One inevitable result, wrote Orwell, is vast and dangerous miscalculation based on the assumption that nationalism makes not only right but might--and invincibility: “Political and military commentators, like astrologers, can survive almost any mistake, because their more devoted followers do not look to them for an appraisal of the facts but for the stimulation of nationalistic loyalties.”
“All nationalists have the power of not seeing resemblances between similar sets of facts,” said Orwell. “Actions are held to be good or bad, not on their own merits but according to who does them, and there is almost no kind of outrage -- torture, the use of hostages, forced labor, mass deportations, imprisonment without trial, forgery, assassination, the bombing of civilians -- which does not change its moral color when committed by ‘our’ side.… The nationalist not only does not disapprove of atrocities committed by his own side, but has a remarkable capacity for not even hearing about them.”

So we have the Neocons, who thought they could outdo ancient Rome in their conquests, and who hijacked our foreign policy to promote the invasion of Iraq, are now advocating attacks on Iran and Syria. Real men go to Teheran. Despite the fact that their campaign to promote peace and democracy is in complete shambles.

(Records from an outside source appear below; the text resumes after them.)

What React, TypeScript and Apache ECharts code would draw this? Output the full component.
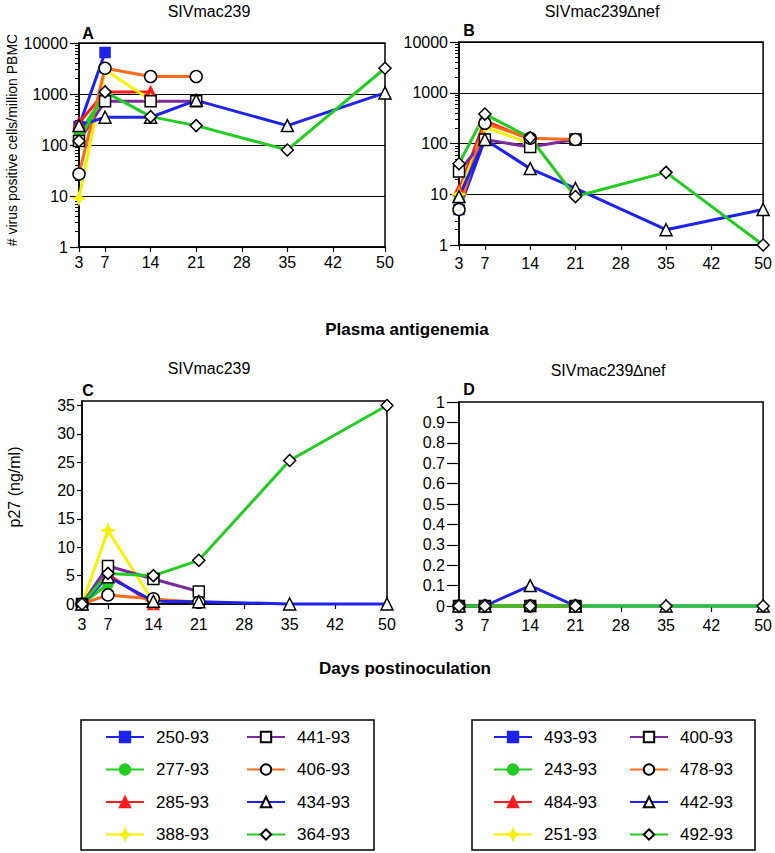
import React, { useEffect, useRef } from "react";
import * as echarts from "echarts";

// ---------- data ----------
const days = [3, 7, 14, 21, 35, 50];
const xTickDays = [3, 7, 14, 21, 28, 35, 42, 50];
const logMinorTicks = [
  2, 3, 4, 5, 6, 7, 8, 9, 20, 30, 40, 50, 60, 70, 80, 90, 200, 300, 400, 500, 600, 700, 800, 900,
  2000, 3000, 4000, 5000, 6000, 7000, 8000, 9000,
];
const p27TicksC = [0, 5, 10, 15, 20, 25, 30, 35];

const wtAnimals = ["250-93", "277-93", "285-93", "388-93", "441-93", "406-93", "434-93", "364-93"];
const nefAnimals = ["493-93", "243-93", "484-93", "251-93", "400-93", "478-93", "442-93", "492-93"];

// Panel A: virus positive cells / million PBMC, SIVmac239 (values per day in `days`)
const cellsWt250 = [230, 6500];
const cellsWt277 = [170, 1000];
const cellsWt285 = [270, 1100, 1100];
const cellsWt388 = [9, 3000, 760];
const cellsWt441 = [120, 720, 720, 720];
const cellsWt406 = [27, 3200, 2200, 2200];
const cellsWt434 = [240, 350, 350, 750, 240, 1050];
const cellsWt364 = [120, 1100, 360, 240, 80, 3200];

// Panel B: SIVmac239Δnef
const cellsNef493 = [5, 120];
const cellsNef243 = [8, 300];
const cellsNef484 = [12, 280, 120];
const cellsNef251 = [10, 210, 100];
const cellsNef400 = [28, 120, 85, 120];
const cellsNef478 = [5, 250, 127, 120];
const cellsNef442 = [9, 120, 32, 13, 2, 5];
const cellsNef492 = [40, 380, 130, 9, 27, 1];

// Panel C: p27 (ng/ml), SIVmac239
const p27Wt250 = [0, 5.5];
const p27Wt277 = [0, 3.5];
const p27Wt285 = [0, 5.2, 0];
const p27Wt388 = [0, 13, 0.3];
const p27Wt441 = [0, 6.7, 4.4, 2.2];
const p27Wt406 = [0, 1.6, 0.9, 0.3];
const p27Wt434 = [0, 4.8, 0.5, 0.4, 0, 0];
const p27Wt364 = [0, 5.4, 5.0, 7.7, 25.3, 35];

// Panel D: p27 (ng/ml), SIVmac239Δnef
const p27Nef493 = [0, 0, 0, 0];
const p27Nef243 = [0, 0, 0, 0];
const p27Nef484 = [0, 0, 0, 0];
const p27Nef251 = [0, 0, 0, 0];
const p27Nef400 = [0, 0, 0, 0];
const p27Nef478 = [0, 0, 0, 0];
const p27Nef442 = [0, 0, 0.1, 0, 0, 0];
const p27Nef492 = [0, 0, 0, 0, 0, 0];

const panelA = [cellsWt250, cellsWt277, cellsWt285, cellsWt388, cellsWt441, cellsWt406, cellsWt434, cellsWt364];
const panelB = [cellsNef493, cellsNef243, cellsNef484, cellsNef251, cellsNef400, cellsNef478, cellsNef442, cellsNef492];
const panelC = [p27Wt250, p27Wt277, p27Wt285, p27Wt388, p27Wt441, p27Wt406, p27Wt434, p27Wt364];
const panelD = [p27Nef493, p27Nef243, p27Nef484, p27Nef251, p27Nef400, p27Nef478, p27Nef442, p27Nef492];

// ---------- styles ----------
const FONT = "'Liberation Sans', Arial, Helvetica, sans-serif";
const BLUE = "#1e22ee";
const GREEN = "#22cc22";
const RED = "#ff1c1c";
const YELLOW = "#f7f000";
const PURPLE = "#7a2a9c";
const ORANGE = "#ff6a18";
const STAR = "path://M0,-10L2.8,-2.8L10,0L2.8,2.8L0,10L-2.8,2.8L-10,0L-2.8,-2.8Z";

const looks = [
  { line: BLUE, symbol: "rect", fill: BLUE, border: BLUE, size: 10 },
  { line: GREEN, symbol: "circle", fill: GREEN, border: GREEN, size: 10 },
  { line: RED, symbol: "triangle", fill: RED, border: RED, size: 11 },
  { line: YELLOW, symbol: STAR, fill: YELLOW, border: YELLOW, size: 12 },
  { line: PURPLE, symbol: "rect", fill: "#fff", border: "#000", size: 11 },
  { line: ORANGE, symbol: "circle", fill: "#fff", border: "#000", size: 12 },
  { line: BLUE, symbol: "triangle", fill: "#fff", border: "#000", size: 12 },
  { line: GREEN, symbol: "diamond", fill: "#fff", border: "#000", size: 12 },
];

const txt = (text: string, x: number, y: number, size: number, weight = "normal", rotation = 0) => ({
  type: "text",
  x,
  y,
  rotation,
  silent: true,
  style: {
    text,
    fill: "#000",
    font: `${weight} ${size}px ${FONT}`,
    align: "center",
    verticalAlign: "middle",
    textAlign: "center",
    textVerticalAlign: "middle",
  },
});

function buildSeries(names: string[], values: (number | null)[][], axisIdx: number, yIdx: number) {
  return names.map((name, i) => {
    const lk = looks[i];
    const data: number[][] = [];
    values[i].forEach((v, k) => {
      if (v != null) data.push([days[k], v]);
    });
    return {
      type: "line",
      name,
      xAxisIndex: axisIdx,
      yAxisIndex: yIdx,
      data,
      symbol: lk.symbol,
      symbolSize: lk.size,
      showSymbol: true,
      clip: false,
      lineStyle: { color: lk.line, width: 3 },
      itemStyle: { color: lk.fill, borderColor: lk.border, borderWidth: 1.5 },
      emphasis: { disabled: true },
    };
  });
}

const axisLineStyle = { lineStyle: { color: "#000", width: 1.5 } };

function xAxisFor(gridIndex: number, labelMargin: number, tickLen: number) {
  return {
    type: "value",
    gridIndex,
    min: 3,
    max: 50,
    axisLine: { show: true, ...axisLineStyle },
    axisTick: { show: true, customValues: xTickDays, length: tickLen, lineStyle: { color: "#000", width: 1.2 } },
    axisLabel: { customValues: xTickDays, fontSize: 16, fontFamily: FONT, color: "#000", margin: labelMargin },
    splitLine: { show: false },
  };
}

function logAxes(gridIndex: number) {
  return [
    {
      type: "log",
      logBase: 10,
      gridIndex,
      min: 1,
      max: 10000,
      position: "left",
      axisLine: { show: true, ...axisLineStyle },
      axisTick: { show: true, length: 9, lineStyle: { color: "#000", width: 1.2 } },
      axisLabel: {
        fontSize: 16,
        fontFamily: FONT,
        color: "#000",
        margin: 11,
        formatter: (v: number) => String(Math.round(v)),
      },
      splitLine: { show: true, lineStyle: { color: "#000", width: 1 } },
      minorTick: { show: false },
    },
    // second log axis on the same side carrying only the log-spaced minor ticks
    {
      type: "log",
      logBase: 10,
      gridIndex,
      min: 1,
      max: 10000,
      position: "left",
      axisLine: { show: false },
      axisTick: { show: true, customValues: logMinorTicks, length: 4, lineStyle: { color: "#000", width: 1 } },
      axisLabel: { show: false },
      splitLine: { show: false },
    },
  ];
}

export default function App() {
  const ref = useRef<HTMLDivElement>(null);

  useEffect(() => {
    document.body.style.margin = "0";
    if (!ref.current) return;
    const chart = echarts.init(ref.current, null, { renderer: "svg" });

    const gridBase = { show: true, borderColor: "#000", borderWidth: 1.5, backgroundColor: "transparent", containLabel: false };

    const legendBase = {
      orient: "vertical",
      itemGap: 15.5,
      itemWidth: 38,
      itemHeight: 13,
      padding: 0,
      selectedMode: false,
      textStyle: { fontSize: 17, fontFamily: FONT, color: "#000", padding: [0, 0, 0, 7] },
    };

    const option = {
      animation: false,
      backgroundColor: "#fff",
      grid: [
        { ...gridBase, left: 79, top: 43, width: 306, height: 204 },
        { ...gridBase, left: 459, top: 42, width: 306, height: 203 },
        { ...gridBase, left: 82, top: 401, width: 305, height: 203 },
        { ...gridBase, left: 459, top: 402, width: 306, height: 204 },
      ],
      xAxis: [xAxisFor(0, 7, 5), xAxisFor(1, 10, 5), xAxisFor(2, 12, 5), xAxisFor(3, 11, 6)],
      yAxis: [
        ...logAxes(0),
        ...logAxes(1),
        {
          type: "value",
          gridIndex: 2,
          min: 0,
          max: 35.8,
          axisLine: { show: true, ...axisLineStyle },
          axisTick: { show: true, customValues: p27TicksC, length: 5, lineStyle: { color: "#000", width: 1.2 } },
          axisLabel: { customValues: p27TicksC, fontSize: 16, fontFamily: FONT, color: "#000", margin: 7 },
          splitLine: { show: false },
        },
        {
          type: "value",
          gridIndex: 3,
          min: 0,
          max: 1,
          interval: 0.1,
          axisLine: { show: true, ...axisLineStyle },
          axisTick: { show: true, length: 12, lineStyle: { color: "#000", width: 1.2 } },
          axisLabel: { fontSize: 16, fontFamily: FONT, color: "#000", margin: 14 },
          splitLine: { show: false },
        },
      ],
      legend: [
        { ...legendBase, left: 105, top: 728.5, data: wtAnimals.slice(0, 4) },
        { ...legendBase, left: 246, top: 728.5, data: wtAnimals.slice(4) },
        { ...legendBase, left: 493, top: 728.5, data: nefAnimals.slice(0, 4) },
        { ...legendBase, left: 629, top: 728.5, data: nefAnimals.slice(4) },
      ],
      series: [
        ...buildSeries(wtAnimals, panelA, 0, 0),
        ...buildSeries(nefAnimals, panelB, 1, 2),
        ...buildSeries(wtAnimals, panelC, 2, 4),
        ...buildSeries(nefAnimals, panelD, 3, 5),
      ],
      graphic: [
        txt("SIVmac239", 209, 11, 16),
        txt("SIVmac239\u2206nef", 602, 11, 16),
        txt("A", 88, 33, 16, "bold"),
        txt("B", 469, 30, 16, "bold"),
        txt("# virus positive cells/million PBMC", 12, 140, 14, "normal", Math.PI / 2),
        txt("Plasma antigenemia", 407, 329, 17, "bold"),
        txt("SIVmac239", 209, 368, 16),
        txt("SIVmac239\u2206nef", 608, 370, 16),
        txt("C", 88, 390, 16, "bold"),
        txt("D", 469, 389, 16, "bold"),
        txt("p27 (ng/ml)", 14, 487, 16, "normal", Math.PI / 2),
        txt("Days postinoculation", 405, 668, 17, "bold"),
        {
          type: "rect",
          silent: true,
          shape: { x: 81, y: 720, width: 293, height: 130 },
          style: { fill: "none", stroke: "#000", lineWidth: 1.5 },
        },
        {
          type: "rect",
          silent: true,
          shape: { x: 472, y: 720, width: 283, height: 130 },
          style: { fill: "none", stroke: "#000", lineWidth: 1.5 },
        },
      ],
    };

    chart.setOption(option as any);
    return () => chart.dispose();
  }, []);

  return <div ref={ref} style={{ position: "absolute", left: 0, top: 0, width: 775, height: 853 }} />;
}
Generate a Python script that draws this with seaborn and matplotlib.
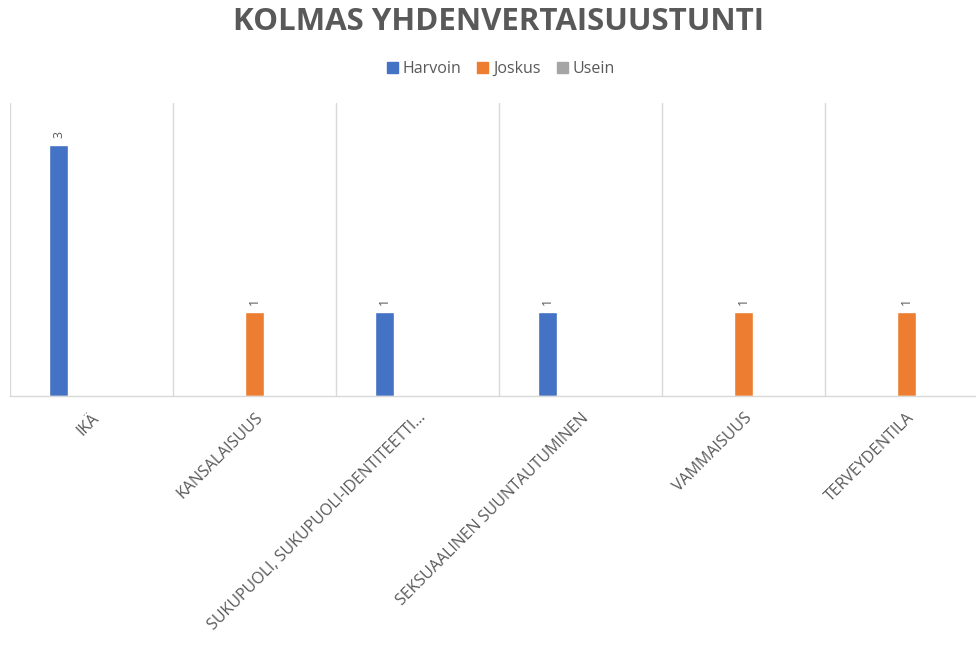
import numpy as np
import pandas as pd
import matplotlib
matplotlib.use("Agg")
import matplotlib.pyplot as plt
import seaborn as sns

# Chart data (blank cells in the source are None)
categories = [
    "IKÄ",
    "KANSALAISUUS",
    "SUKUPUOLI, SUKUPUOLI-IDENTITEETTI…",
    "SEKSUAALINEN SUUNTAUTUMINEN",
    "VAMMAISUUS",
    "TERVEYDENTILA",
]
series_names = ["Harvoin", "Joskus", "Usein"]
harvoin = [3, None, 1, 1, None, None]
joskus = [None, 1, None, None, 1, 1]
usein = [None, None, None, None, None, None]
colors = ["#4472C4", "#ED7D31", "#A5A5A5"]

title = "KOLMAS YHDENVERTAISUUSTUNTI"
text_gray = "#595959"
grid_gray = "#D9D9D9"

# long format for seaborn
rows = []
for name, vals in zip(series_names, [harvoin, joskus, usein]):
    for cat, v in zip(categories, vals):
        rows.append({"category": cat, "series": name, "value": v})
df = pd.DataFrame(rows)
df["value"] = df["value"].astype(float)

sns.set_theme(style="white")
plt.rcParams["font.family"] = ["Open Sans", "DejaVu Sans"]

fig = plt.figure(figsize=(9.76, 6.5), dpi=100)
ax = fig.add_axes([10 / 976, 1 - 396 / 650, 978 / 976, 293 / 650])

sns.barplot(
    data=df,
    x="category",
    y="value",
    hue="series",
    order=categories,
    hue_order=series_names,
    palette=colors,
    width=0.607,
    gap=0.45,
    dodge=True,
    saturation=1,
    ax=ax,
    legend=False,
)

ax.set_ylim(0, 3.5)
ax.set_xlim(-0.5, len(categories) - 0.5)
ax.set_yticks([])
ax.set_xlabel("")
ax.set_ylabel("")

# vertical separators between categories
for i in range(len(categories) + 1):
    ax.axvline(i - 0.5, color=grid_gray, lw=1, zorder=0)

for side in ["top", "right", "left"]:
    ax.spines[side].set_visible(False)
ax.spines["bottom"].set_color(grid_gray)
ax.spines["bottom"].set_linewidth(1)

ax.tick_params(axis="x", length=0, pad=10)
ax.set_xticks(range(len(categories)))
ax.set_xticklabels(categories, rotation=45, ha="right", rotation_mode="anchor",
                   fontsize=11.5, color=text_gray)

# data labels
for p in ax.patches:
    h = p.get_height()
    if np.isfinite(h) and h > 0:
        ax.annotate(
            f"{h:.0f}",
            (p.get_x() + p.get_width() / 2, h),
            xytext=(0, 5),
            textcoords="offset points",
            ha="center",
            va="bottom",
            rotation=90,
            fontsize=9,
            color=text_gray,
        )

# legend
handles = [plt.Rectangle((0, 0), 1, 1, color=c) for c in colors]
fig.legend(
    handles,
    series_names,
    loc="center",
    bbox_to_anchor=(0.513, 1 - 69 / 650),
    ncol=3,
    frameon=False,
    fontsize=11.5,
    handlelength=0.7,
    handleheight=0.7,
    handletextpad=0.3,
    columnspacing=1.0,
    labelcolor=text_gray,
)

fig.text(0.511, 1 - 22 / 650, title, ha="center", va="center",
         fontsize=22.5, fontweight="bold", color=text_gray)

fig.savefig("out.png", dpi=100)
plt.close(fig)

As to fear-mongering, the Bush administration’s principal tactic, we will get more of it at election time. Remember the last election – Mueller, Ridge, Ashcroft warned of new terrorist threats every month.

Only one terrorist warning since the ’04 election…for a computer virus.
Are we safer? The administration makes much of the fact that there has been no repeat of 9/11, where 3,000 people died, 1800 of them Americans.

But far more people have died in Iraq, both Iraqis and Americans than in 9/11, and the cost in lost prestige and money is even higher. Where world opinion was once on our side, it is now firmly against us. And this was all self-inflicted, not the result of a terrorist attack.

James Madison once warned: “If Tyranny and Oppression come to this land, it will be in the guise of fighting a foreign enemy.” In the case of terrorism, we have a war without end against unknown foreign enemies, whose numbers are increasing because of the Bush administration’s policies intended to combat them.

Thomas Paine once said, “It is the duty of the patriot to protect his country from its government.” It has never been more true than right now.